[start]

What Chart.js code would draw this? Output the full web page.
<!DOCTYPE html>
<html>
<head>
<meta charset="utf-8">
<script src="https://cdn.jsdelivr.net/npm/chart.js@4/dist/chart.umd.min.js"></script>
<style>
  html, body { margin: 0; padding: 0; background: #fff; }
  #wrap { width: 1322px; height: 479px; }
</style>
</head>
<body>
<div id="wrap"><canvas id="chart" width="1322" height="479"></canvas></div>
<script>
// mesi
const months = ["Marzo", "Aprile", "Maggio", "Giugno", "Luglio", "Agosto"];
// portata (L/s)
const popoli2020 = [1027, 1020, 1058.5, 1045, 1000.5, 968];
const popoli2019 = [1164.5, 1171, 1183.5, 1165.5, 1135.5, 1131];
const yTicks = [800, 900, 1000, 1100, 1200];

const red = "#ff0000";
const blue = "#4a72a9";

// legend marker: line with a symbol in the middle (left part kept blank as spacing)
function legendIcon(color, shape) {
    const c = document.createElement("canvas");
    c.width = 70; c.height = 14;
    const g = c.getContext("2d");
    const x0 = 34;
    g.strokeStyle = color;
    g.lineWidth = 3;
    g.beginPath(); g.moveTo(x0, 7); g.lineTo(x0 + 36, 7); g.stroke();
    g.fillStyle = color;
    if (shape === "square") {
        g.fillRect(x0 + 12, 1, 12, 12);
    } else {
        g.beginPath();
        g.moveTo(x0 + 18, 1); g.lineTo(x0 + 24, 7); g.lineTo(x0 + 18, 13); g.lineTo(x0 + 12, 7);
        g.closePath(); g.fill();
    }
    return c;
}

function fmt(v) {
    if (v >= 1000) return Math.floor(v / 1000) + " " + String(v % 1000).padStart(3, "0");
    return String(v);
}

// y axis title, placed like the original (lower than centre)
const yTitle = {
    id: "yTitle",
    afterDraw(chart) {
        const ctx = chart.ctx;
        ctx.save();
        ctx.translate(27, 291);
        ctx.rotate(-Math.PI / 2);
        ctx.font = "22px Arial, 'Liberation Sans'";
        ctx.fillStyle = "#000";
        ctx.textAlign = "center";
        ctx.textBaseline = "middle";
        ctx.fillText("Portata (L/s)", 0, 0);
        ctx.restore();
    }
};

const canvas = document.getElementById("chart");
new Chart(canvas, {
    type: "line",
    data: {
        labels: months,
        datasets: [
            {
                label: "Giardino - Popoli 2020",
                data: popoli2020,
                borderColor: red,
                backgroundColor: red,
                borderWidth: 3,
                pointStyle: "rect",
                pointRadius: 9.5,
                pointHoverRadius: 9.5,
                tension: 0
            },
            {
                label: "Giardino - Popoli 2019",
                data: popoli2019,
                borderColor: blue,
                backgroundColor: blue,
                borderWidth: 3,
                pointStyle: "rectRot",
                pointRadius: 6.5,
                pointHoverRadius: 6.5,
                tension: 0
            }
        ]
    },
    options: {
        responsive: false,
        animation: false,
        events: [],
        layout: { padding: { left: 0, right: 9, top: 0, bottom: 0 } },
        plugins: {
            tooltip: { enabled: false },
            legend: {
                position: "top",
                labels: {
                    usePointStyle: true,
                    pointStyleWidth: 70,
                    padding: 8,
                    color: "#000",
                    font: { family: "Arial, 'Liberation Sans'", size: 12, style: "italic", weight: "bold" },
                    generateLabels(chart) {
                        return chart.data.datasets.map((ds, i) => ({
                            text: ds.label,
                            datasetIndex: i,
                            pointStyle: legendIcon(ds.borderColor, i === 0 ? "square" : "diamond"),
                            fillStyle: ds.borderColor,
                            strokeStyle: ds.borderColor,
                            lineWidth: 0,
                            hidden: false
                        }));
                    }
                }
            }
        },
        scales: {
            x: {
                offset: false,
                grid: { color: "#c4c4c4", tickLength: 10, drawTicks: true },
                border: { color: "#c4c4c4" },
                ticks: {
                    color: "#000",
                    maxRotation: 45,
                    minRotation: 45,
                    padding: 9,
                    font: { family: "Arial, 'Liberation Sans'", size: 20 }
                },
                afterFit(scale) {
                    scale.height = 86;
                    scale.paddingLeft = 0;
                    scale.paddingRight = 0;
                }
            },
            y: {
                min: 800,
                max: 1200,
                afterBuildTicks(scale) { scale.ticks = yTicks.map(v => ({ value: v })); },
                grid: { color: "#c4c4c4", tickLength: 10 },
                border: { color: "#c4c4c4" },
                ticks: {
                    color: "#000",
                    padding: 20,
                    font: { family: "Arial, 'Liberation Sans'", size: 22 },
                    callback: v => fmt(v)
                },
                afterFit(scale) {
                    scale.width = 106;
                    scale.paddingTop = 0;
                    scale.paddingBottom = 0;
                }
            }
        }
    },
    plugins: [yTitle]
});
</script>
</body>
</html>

[end]

__THE EXERCISE__
Give back the whole listing, word for word.

__TASK SOLUTION__
What Chart.js code would draw this? Output the full web page.
<!DOCTYPE html>
<html>
<head>
<meta charset="utf-8">
<script src="https://cdn.jsdelivr.net/npm/chart.js@4/dist/chart.umd.min.js"></script>
<style>
  html, body { margin: 0; padding: 0; background: #fff; }
  #wrap { width: 1322px; height: 479px; }
</style>
</head>
<body>
<div id="wrap"><canvas id="chart" width="1322" height="479"></canvas></div>
<script>
// mesi
const months = ["Marzo", "Aprile", "Maggio", "Giugno", "Luglio", "Agosto"];
// portata (L/s)
const popoli2020 = [1027, 1020, 1058.5, 1045, 1000.5, 968];
const popoli2019 = [1164.5, 1171, 1183.5, 1165.5, 1135.5, 1131];
const yTicks = [800, 900, 1000, 1100, 1200];

const red = "#ff0000";
const blue = "#4a72a9";

// legend marker: line with a symbol in the middle (left part kept blank as spacing)
function legendIcon(color, shape) {
    const c = document.createElement("canvas");
    c.width = 70; c.height = 14;
    const g = c.getContext("2d");
    const x0 = 34;
    g.strokeStyle = color;
    g.lineWidth = 3;
    g.beginPath(); g.moveTo(x0, 7); g.lineTo(x0 + 36, 7); g.stroke();
    g.fillStyle = color;
    if (shape === "square") {
        g.fillRect(x0 + 12, 1, 12, 12);
    } else {
        g.beginPath();
        g.moveTo(x0 + 18, 1); g.lineTo(x0 + 24, 7); g.lineTo(x0 + 18, 13); g.lineTo(x0 + 12, 7);
        g.closePath(); g.fill();
    }
    return c;
}

function fmt(v) {
    if (v >= 1000) return Math.floor(v / 1000) + " " + String(v % 1000).padStart(3, "0");
    return String(v);
}

// y axis title, placed like the original (lower than centre)
const yTitle = {
    id: "yTitle",
    afterDraw(chart) {
        const ctx = chart.ctx;
        ctx.save();
        ctx.translate(27, 291);
        ctx.rotate(-Math.PI / 2);
        ctx.font = "22px Arial, 'Liberation Sans'";
        ctx.fillStyle = "#000";
        ctx.textAlign = "center";
        ctx.textBaseline = "middle";
        ctx.fillText("Portata (L/s)", 0, 0);
        ctx.restore();
    }
};

const canvas = document.getElementById("chart");
new Chart(canvas, {
    type: "line",
    data: {
        labels: months,
        datasets: [
            {
                label: "Giardino - Popoli 2020",
                data: popoli2020,
                borderColor: red,
                backgroundColor: red,
                borderWidth: 3,
                pointStyle: "rect",
                pointRadius: 9.5,
                pointHoverRadius: 9.5,
                tension: 0
            },
            {
                label: "Giardino - Popoli 2019",
                data: popoli2019,
                borderColor: blue,
                backgroundColor: blue,
                borderWidth: 3,
                pointStyle: "rectRot",
                pointRadius: 6.5,
                pointHoverRadius: 6.5,
                tension: 0
            }
        ]
    },
    options: {
        responsive: false,
        animation: false,
        events: [],
        layout: { padding: { left: 0, right: 9, top: 0, bottom: 0 } },
        plugins: {
            tooltip: { enabled: false },
            legend: {
                position: "top",
                labels: {
                    usePointStyle: true,
                    pointStyleWidth: 70,
                    padding: 8,
                    color: "#000",
                    font: { family: "Arial, 'Liberation Sans'", size: 12, style: "italic", weight: "bold" },
                    generateLabels(chart) {
                        return chart.data.datasets.map((ds, i) => ({
                            text: ds.label,
                            datasetIndex: i,
                            pointStyle: legendIcon(ds.borderColor, i === 0 ? "square" : "diamond"),
                            fillStyle: ds.borderColor,
                            strokeStyle: ds.borderColor,
                            lineWidth: 0,
                            hidden: false
                        }));
                    }
                }
            }
        },
        scales: {
            x: {
                offset: false,
                grid: { color: "#c4c4c4", tickLength: 10, drawTicks: true },
                border: { color: "#c4c4c4" },
                ticks: {
                    color: "#000",
                    maxRotation: 45,
                    minRotation: 45,
                    padding: 9,
                    font: { family: "Arial, 'Liberation Sans'", size: 20 }
                },
                afterFit(scale) {
                    scale.height = 86;
                    scale.paddingLeft = 0;
                    scale.paddingRight = 0;
                }
            },
            y: {
                min: 800,
                max: 1200,
                afterBuildTicks(scale) { scale.ticks = yTicks.map(v => ({ value: v })); },
                grid: { color: "#c4c4c4", tickLength: 10 },
                border: { color: "#c4c4c4" },
                ticks: {
                    color: "#000",
                    padding: 20,
                    font: { family: "Arial, 'Liberation Sans'", size: 22 },
                    callback: v => fmt(v)
                },
                afterFit(scale) {
                    scale.width = 106;
                    scale.paddingTop = 0;
                    scale.paddingBottom = 0;
                }
            }
        }
    },
    plugins: [yTitle]
});
</script>
</body>
</html>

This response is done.